Recently, my Twitter feed has been full of confident and outspoken internet bloggers, writing posts stating that they are, in fact, introverts. These blogs usually list all the typical traits of an introvert, followed by an explanation of why they fall into this category, and then finish off by saying that people are always shocked to hear that they aren't the extrovert we all expected them to be. Add in the string of comments from readers along the lines of 'me too!' or 'I completely relate to this!' and it becomes pretty fascinating reading - but not because it's something I can relate to. I think the whole thing is a really unhelpful, self-limiting division. Aren't we all far, far too complex as human-beings to be defined by the labels 'introvert' or 'extrovert'.
I am by no means any kind of psychologist - I have never studied psychology, never wanted to study it, and probably never will study it.

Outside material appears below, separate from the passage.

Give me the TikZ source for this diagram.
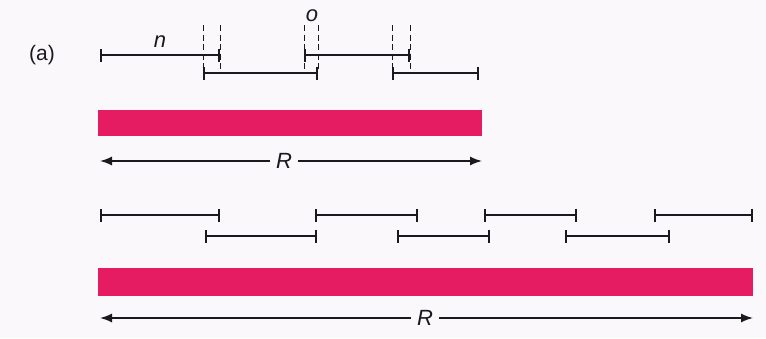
\documentclass[tikz,border=0pt]{standalone}
\usepackage{fontspec}
\setmainfont{Liberation Sans}
\usetikzlibrary{arrows.meta}
\definecolor{barpink}{RGB}{230,28,98}
\definecolor{paper}{RGB}{250,248,251}
\definecolor{ink}{RGB}{25,25,30}
\begin{document}
\begin{tikzpicture}[x=1pt,y=-1pt,
  seg/.style={draw=ink, line width=2pt,
    {Bar[width=13pt,line width=2pt]}-{Bar[width=13pt,line width=2pt]}},
  guide/.style={draw=ink, line width=1pt, dash pattern=on 6pt off 3.5pt},
  band/.style={fill=barpink, draw=none},
  spanline/.style={draw=ink, line width=1.5pt, -{Latex[length=12pt,width=9pt]}},
  lbl/.style={text=ink, font=\fontsize{22}{26}\selectfont\itshape, inner sep=1pt},
  tag/.style={text=ink, font=\fontsize{21}{25}\selectfont, inner sep=1pt},
  ]
\fill[paper] (0,0) rectangle (766,338);
\useasboundingbox (0,0) rectangle (766,338);

% ---------- (a): overlapping windows of length n, overlap o ----------
\node[tag] (a) at (42,55) {(a)};

\coordinate (t1l) at (100,55);  \coordinate (t1r) at (220,55);
\coordinate (t2l) at (203,73);  \coordinate (t2r) at (318,73);
\coordinate (t3l) at (304,55);  \coordinate (t3r) at (410,55);
\coordinate (t4l) at (392,73);  \coordinate (t4r) at (479,73);

\draw[seg] (t1l) -- (t1r);
\draw[seg] (t2l) -- (t2r);
\draw[seg] (t3l) -- (t3r);
\draw[seg] (t4l) -- (t4r);

% dashed guides marking the overlaps
\foreach \gx in {203,220,304,318,392,410}
  \draw[guide] (\gx,25) -- (\gx,71);

\node[lbl] (n) at (160,42) {n};
\node[lbl] (o) at (312,16) {o};

% record bar and its span
\fill[band] (98,110) rectangle (482,136);
\coordinate (r1l) at (100,161);
\coordinate (r1r) at (482,161);
\node[lbl, inner sep=6pt] (R1) at (284,161) {R};
\draw[spanline] (R1.west) -- (r1l);
\draw[spanline] (R1.east) -- (r1r);

% ---------- longer record with many windows ----------
\coordinate (b1l) at (100,215);  \coordinate (b1r) at (220,215);
\coordinate (b2l) at (315,215);  \coordinate (b2r) at (418,215);
\coordinate (b3l) at (484,215);  \coordinate (b3r) at (577,215);
\coordinate (b4l) at (654,215);  \coordinate (b4r) at (753,215);
\coordinate (c1l) at (205,236);  \coordinate (c1r) at (317,236);
\coordinate (c2l) at (397,236);  \coordinate (c2r) at (490,236);
\coordinate (c3l) at (565,236);  \coordinate (c3r) at (670,236);

\draw[seg] (b1l) -- (b1r);
\draw[seg] (b2l) -- (b2r);
\draw[seg] (b3l) -- (b3r);
\draw[seg] (b4l) -- (b4r);
\draw[seg] (c1l) -- (c1r);
\draw[seg] (c2l) -- (c2r);
\draw[seg] (c3l) -- (c3r);

\fill[band] (98,268) rectangle (753,296);
\coordinate (r2l) at (100,318);
\coordinate (r2r) at (753,318);
\node[lbl, inner sep=6pt] (R2) at (425,318) {R};
\draw[spanline] (R2.west) -- (r2l);
\draw[spanline] (R2.east) -- (r2r);
\end{tikzpicture}
\end{document}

These are simply my personal thoughts on the theory that all of us should fall into one of the two categories, and it's something that's baffled me for a while.
After a particularly difficult experience working with a boss who I didn't see eye-to-eye with, and the consequent self-esteem crash that usually comes with such an encounter, I booked myself in to see in a career counsellor, in the desperate hope I would come away feel better about myself. One of the first questions she asked me was whether I saw myself as an introvert or extrovert. Despite not being able to see what relevance it had to my situation, I also couldn't give her an answer. When she showed me the list of traits, I found that I had aspects of both in me, alongside a whole load of other traits that didn't seem to fall into either category. Some days I took pleasure in going out to big social gatherings, but some days I just wanted to spend all my time alone. Some days I found it exhausting to have to interact with people I didn't know, but other days I felt energised from the thrill of meeting new people.
I'd never really given it much thought before then, but went home and spent the afternoon on the internet reading about the terms out of sheer curiosity. Some people described themselves as 'sociable introverts' or 'shy extroverts', and I still had no idea where I fitted within all this. I spoke to some of my closest friends and asked how they'd categorise themselves. Most found it just as tricky as I did, which got me thinking - maybe we're all just far too complicated and far too intricate to fall into either category. What if the concept of introvert and extrovert was actually just a set of labels that were restricting us more than they were helping us?
One thing that became really evident during my afternoon of internet searching, was that the qualities of extroverts seemed to be idolised. Variations on the question 'how do I become more of an extrovert?' were everywhere. Many of the people who identified as introverts shared how limited they felt by the definition. Many extroverts had posted stories about how difficult they found it to interact with introverts. It made my head spin.
Finally, I reached my own conclusion on the whole concept. Introverts idolising the traits of extroverts, and extroverts worrying about interacting with introverts is restricting the way we live our lives. What goes on in the mind of the average adult is much too complex to assume that everyone you encounter either falls into one category or the other. How I interact with the world can't be defined by a list of traits and it's something that no one, including me, will ever really be able to understand.
Maybe it's time to bin those lists and just live our lives, and stop trying to fit into a category in order to justify who we are and how we behave.
I never went back to that counsellor with an answer, because I still don't have one for her.